Читаем Трагедия ленинской гвардии, или правда о вождях октября полностью

«В настоящее время за отсутствием каких-либо вин Балицкий находится в числе заложников и значится как «офицер» {283}.

Тут, наверное, уместно будет упомянуть, что Л. А. Балицкий к своим тридцати трем годам закончил Политехникум по экономическому отделению, а затем Петроградский университет по юридическому факультету и ни одного дня не провел на военной службе.

Но повторяю, что сам Балицкий ничего этого не знал и не хотел знать.

Вся его кипучая энергия направлена в эти дни на добывание бумаги и сочинение прошений, в которых он пытается отмазаться от «Каморры народной расправы». Дело Балицкого, кажется, самое пухлое из всех дел — столько прошений вшито в него.

Первым идет — заявление секретарю Петроградской ЧК Александру Соломоновичу Иоселевичу:

«Слыхав от многих, что Вы очень энергично-чутки к справедливости, обращаюсь к Вам с просьбой по своему делу.

Сойдя со скамьи высшей школы, я, посвятив себя педагогике, основал впервые в России школы: для солдат-инвалидов… для крестьян… для рабочих… В свои средние полноправные училища я еще при царском режиме принимал в число учеников евреев без всякого процента(здесь и далее выделено Балицким. — Н.К.). Благодарственный адрес мне евреев был напечатан в еврейской газете «Тогблат» в конце марта — начале апреля 1917 г.

Мои школы не саботировали Советской власти ни одного дня. Моя вся работа была только на пользу и укрепление Советской власти…

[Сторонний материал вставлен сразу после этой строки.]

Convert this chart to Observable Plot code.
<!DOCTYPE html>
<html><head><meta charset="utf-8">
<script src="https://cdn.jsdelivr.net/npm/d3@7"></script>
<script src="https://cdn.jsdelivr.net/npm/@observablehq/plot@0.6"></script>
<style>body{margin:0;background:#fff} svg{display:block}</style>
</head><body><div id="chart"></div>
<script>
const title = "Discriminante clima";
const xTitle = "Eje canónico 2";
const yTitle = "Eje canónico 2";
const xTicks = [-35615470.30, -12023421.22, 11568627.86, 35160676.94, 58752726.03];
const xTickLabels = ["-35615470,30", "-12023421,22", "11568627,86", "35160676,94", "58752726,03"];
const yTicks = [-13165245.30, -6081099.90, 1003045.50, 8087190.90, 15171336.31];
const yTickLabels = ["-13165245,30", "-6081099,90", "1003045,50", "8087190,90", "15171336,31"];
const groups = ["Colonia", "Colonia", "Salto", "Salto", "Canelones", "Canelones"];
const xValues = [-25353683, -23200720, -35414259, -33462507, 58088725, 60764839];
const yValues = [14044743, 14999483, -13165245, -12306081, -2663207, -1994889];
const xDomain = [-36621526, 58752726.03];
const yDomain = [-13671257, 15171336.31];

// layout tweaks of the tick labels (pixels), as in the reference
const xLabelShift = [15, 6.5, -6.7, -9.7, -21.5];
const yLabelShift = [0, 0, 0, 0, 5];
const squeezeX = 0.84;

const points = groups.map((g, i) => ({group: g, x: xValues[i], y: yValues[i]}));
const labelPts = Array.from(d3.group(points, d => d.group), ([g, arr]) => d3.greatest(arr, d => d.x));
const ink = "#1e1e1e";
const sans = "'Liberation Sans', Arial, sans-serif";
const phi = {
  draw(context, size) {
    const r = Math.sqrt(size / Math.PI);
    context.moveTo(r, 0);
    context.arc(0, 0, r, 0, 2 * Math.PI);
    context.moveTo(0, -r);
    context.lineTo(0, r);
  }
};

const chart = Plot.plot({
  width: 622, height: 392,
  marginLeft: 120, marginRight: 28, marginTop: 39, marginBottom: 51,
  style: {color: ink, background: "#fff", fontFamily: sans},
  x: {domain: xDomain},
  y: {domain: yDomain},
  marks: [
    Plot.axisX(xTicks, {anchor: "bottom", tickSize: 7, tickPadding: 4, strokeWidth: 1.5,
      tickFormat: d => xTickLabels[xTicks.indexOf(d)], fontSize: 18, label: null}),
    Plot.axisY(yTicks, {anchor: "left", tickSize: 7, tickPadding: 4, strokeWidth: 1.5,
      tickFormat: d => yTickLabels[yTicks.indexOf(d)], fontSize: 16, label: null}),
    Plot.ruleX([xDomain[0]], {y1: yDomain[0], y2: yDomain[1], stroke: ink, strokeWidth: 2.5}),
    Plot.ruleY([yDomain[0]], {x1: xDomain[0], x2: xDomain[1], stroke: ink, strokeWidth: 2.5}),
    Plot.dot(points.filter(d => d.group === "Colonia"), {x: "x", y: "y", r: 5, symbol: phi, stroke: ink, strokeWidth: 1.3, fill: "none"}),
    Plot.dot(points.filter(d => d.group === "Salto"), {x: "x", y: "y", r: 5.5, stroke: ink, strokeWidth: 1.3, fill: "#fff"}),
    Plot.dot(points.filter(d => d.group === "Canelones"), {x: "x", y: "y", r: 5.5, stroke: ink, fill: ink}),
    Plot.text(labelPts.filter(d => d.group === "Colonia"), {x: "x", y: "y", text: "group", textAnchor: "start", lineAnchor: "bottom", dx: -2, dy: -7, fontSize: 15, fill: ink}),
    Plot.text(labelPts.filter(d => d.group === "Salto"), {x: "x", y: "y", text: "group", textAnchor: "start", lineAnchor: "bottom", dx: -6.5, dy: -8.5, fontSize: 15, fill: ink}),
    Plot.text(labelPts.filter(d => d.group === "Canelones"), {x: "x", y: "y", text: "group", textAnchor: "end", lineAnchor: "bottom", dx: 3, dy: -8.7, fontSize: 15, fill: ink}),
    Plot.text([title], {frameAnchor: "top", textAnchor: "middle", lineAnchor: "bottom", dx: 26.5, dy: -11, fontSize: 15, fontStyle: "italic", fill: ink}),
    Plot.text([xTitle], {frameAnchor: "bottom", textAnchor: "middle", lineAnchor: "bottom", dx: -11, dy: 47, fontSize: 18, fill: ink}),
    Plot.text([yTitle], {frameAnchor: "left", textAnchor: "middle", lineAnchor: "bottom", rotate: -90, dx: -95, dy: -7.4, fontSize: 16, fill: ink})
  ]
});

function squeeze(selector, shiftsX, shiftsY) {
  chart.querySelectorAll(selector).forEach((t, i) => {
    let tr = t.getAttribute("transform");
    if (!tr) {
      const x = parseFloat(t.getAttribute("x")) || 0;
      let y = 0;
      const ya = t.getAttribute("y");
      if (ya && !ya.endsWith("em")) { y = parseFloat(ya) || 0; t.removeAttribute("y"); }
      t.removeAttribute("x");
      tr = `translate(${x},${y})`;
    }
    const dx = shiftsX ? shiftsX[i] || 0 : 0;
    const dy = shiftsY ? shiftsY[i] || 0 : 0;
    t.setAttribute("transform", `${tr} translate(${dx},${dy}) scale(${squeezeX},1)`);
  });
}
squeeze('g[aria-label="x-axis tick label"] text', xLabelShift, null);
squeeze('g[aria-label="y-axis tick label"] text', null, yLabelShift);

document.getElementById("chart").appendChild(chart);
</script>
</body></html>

В настоящее время работаю по привлечению безработных на отстройке домов-огородов для рабочих Петрограда. Мне нужно быть на свободе, чтобы продолжать свою полезную для Советской власти работу, а не сидеть в «Крестах»…

Я, стоя вне политики, работал для народа и Советской власти не за страх, а за совесть, а правительство крестьян, рабочих и солдат за мои заслуги и деятельность возложило на меня вместо лаврового венка терновый кровавый венец» {284}

«Энергично-чуткого к справедливости» Александра Соломоновича Иоселевича это послание не тронуло, и через несколько дней Балицкий пишет заявление Г. И. Бокию:

«Несправедливо и жестоко со стороны Советской власти держать в «Крестах» меня, работавшего с октября до дня ареста в контакте с Советской властью, принося ей много пользы.

Настаиваю на немедленном лично Вами меня допросе… Подозрение меня в контрреволюционности вопиющий абсурд» {285}.


Столь обильные цитаты из писем и заявлений Льва Балицкого необходимы, чтобы увидеть, как менялся в заключении человек. Вначале Лев Алексеевич еще хорохорится, поминает о лавровом венке, который должна возложить на него советская власть, говорит о пользе, которую он принес большевикам и евреям, но с неделями заключения — тон меняется.

«Уже два месяца я, больной и измученный, без всякой вины только по недоразумению томлюсь в заключении… Я являюсь политическим атеистом, толстовским непротивленцем, ни в одной политической организации не состоял, если не считать организации, которую несведущие считали политической, академической, видный член которой, как об этом писали в газетах, Поливанова, помощник тов. Троцкого» {286}.

Но и это послание с жалобами на болезни и намеками на могущественные связи — тоже не оригинально. Этим путем, как мы видели, уже многие арестанты пытались выбраться из чекистских застенков, но ни одного из них этот путь на свободу не вывел.

И все же по сравнению с Бобровым, Мухиным, Злотниковым или Никифоровым — Балицкий новый человек, человек иного, как приучили нас говорить духовные внуки Моисея Соломоновича Урицкого, менталитета.

Гибкость, позволившая Балицкому с первого дня принять Октябрьскую революцию, спасает его и на этот раз.